• EXERCISE INPUTS:
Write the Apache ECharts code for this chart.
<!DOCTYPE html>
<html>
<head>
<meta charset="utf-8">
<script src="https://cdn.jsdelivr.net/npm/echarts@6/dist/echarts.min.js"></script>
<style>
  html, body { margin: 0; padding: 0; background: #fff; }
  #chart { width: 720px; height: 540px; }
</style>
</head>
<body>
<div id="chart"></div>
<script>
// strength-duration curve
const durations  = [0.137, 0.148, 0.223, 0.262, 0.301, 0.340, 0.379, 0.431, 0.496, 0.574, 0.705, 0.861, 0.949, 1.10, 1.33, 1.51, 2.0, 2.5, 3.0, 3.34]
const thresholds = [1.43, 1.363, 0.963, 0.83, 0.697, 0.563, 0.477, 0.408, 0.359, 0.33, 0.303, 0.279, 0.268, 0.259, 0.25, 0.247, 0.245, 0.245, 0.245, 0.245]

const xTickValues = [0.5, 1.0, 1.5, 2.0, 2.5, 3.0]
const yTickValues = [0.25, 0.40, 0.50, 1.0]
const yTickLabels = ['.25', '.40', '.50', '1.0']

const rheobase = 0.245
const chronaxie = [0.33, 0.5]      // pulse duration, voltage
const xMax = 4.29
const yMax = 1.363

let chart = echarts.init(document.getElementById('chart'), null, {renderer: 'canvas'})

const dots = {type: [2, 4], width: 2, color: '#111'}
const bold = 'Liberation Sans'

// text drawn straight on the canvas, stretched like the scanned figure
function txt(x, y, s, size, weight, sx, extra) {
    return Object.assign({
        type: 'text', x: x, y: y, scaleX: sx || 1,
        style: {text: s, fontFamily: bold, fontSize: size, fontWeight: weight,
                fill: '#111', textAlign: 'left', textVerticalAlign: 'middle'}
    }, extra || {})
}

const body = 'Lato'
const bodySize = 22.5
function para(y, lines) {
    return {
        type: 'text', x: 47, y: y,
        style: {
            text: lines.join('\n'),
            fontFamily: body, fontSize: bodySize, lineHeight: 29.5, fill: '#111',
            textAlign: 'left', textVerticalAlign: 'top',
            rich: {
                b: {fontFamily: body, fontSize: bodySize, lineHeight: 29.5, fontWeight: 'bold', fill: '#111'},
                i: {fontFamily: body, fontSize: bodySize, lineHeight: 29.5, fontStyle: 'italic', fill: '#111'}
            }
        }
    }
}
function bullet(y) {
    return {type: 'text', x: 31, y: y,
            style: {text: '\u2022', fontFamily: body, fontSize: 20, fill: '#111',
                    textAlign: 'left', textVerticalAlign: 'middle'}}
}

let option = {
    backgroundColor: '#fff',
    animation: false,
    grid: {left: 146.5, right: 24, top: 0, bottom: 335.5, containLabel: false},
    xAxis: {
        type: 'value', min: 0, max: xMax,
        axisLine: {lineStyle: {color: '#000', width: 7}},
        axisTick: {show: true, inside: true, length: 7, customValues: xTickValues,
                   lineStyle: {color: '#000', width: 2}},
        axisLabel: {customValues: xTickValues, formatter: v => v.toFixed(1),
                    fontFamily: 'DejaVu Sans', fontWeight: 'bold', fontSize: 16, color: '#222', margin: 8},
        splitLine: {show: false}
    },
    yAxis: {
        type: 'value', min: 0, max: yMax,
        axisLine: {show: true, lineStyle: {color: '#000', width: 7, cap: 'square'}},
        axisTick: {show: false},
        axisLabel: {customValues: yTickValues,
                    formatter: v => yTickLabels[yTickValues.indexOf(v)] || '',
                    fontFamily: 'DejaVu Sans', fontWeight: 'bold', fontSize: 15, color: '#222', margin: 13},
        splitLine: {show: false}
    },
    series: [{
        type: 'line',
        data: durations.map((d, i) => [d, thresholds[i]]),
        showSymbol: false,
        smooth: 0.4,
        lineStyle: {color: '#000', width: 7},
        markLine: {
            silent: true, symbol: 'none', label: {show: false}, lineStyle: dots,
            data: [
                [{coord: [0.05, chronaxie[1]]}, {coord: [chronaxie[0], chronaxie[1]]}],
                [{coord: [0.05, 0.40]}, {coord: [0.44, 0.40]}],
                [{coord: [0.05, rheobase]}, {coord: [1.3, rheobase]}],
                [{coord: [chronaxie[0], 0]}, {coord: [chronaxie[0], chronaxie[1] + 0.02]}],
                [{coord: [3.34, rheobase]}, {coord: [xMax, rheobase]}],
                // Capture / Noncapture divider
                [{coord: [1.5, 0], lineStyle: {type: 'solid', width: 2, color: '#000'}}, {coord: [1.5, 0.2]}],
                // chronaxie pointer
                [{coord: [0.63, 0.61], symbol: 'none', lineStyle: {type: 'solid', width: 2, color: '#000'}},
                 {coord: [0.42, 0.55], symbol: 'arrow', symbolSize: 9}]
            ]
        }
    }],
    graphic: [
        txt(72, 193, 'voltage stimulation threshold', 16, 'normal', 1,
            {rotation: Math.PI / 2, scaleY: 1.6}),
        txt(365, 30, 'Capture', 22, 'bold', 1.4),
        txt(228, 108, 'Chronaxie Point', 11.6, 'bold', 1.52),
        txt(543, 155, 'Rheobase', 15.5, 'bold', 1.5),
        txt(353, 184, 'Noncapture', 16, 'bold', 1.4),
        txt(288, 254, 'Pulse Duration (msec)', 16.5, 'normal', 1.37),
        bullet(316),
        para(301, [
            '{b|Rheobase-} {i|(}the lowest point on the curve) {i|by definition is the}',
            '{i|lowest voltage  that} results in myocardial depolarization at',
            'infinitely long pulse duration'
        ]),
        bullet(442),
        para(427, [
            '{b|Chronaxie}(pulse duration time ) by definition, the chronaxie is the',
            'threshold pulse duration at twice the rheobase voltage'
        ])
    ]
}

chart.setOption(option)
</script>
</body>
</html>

* * *

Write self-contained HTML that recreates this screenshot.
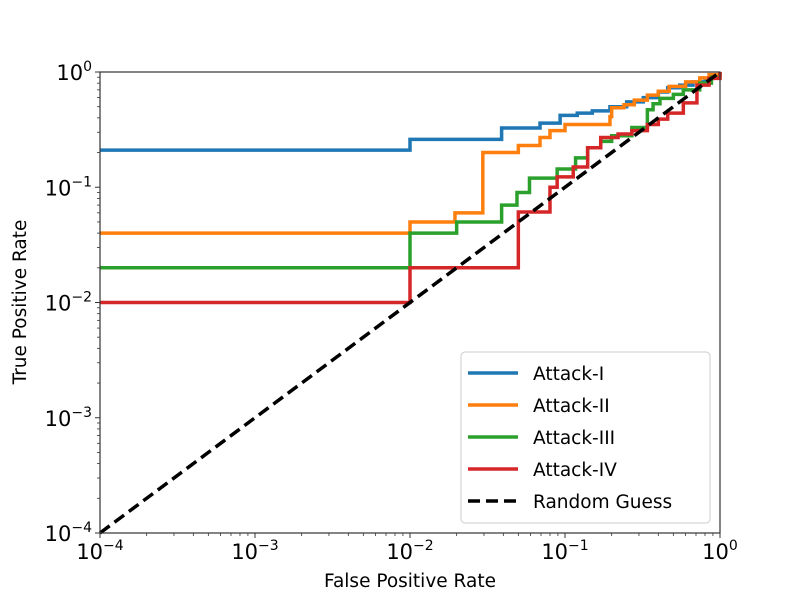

• REQUIRED TASK: Identify the lines of the entries containing the string "this". Copy each such line.

• EXERCISE OUTPUT:
Write the Apache ECharts code for this chart.
Write self-contained HTML that recreates this screenshot.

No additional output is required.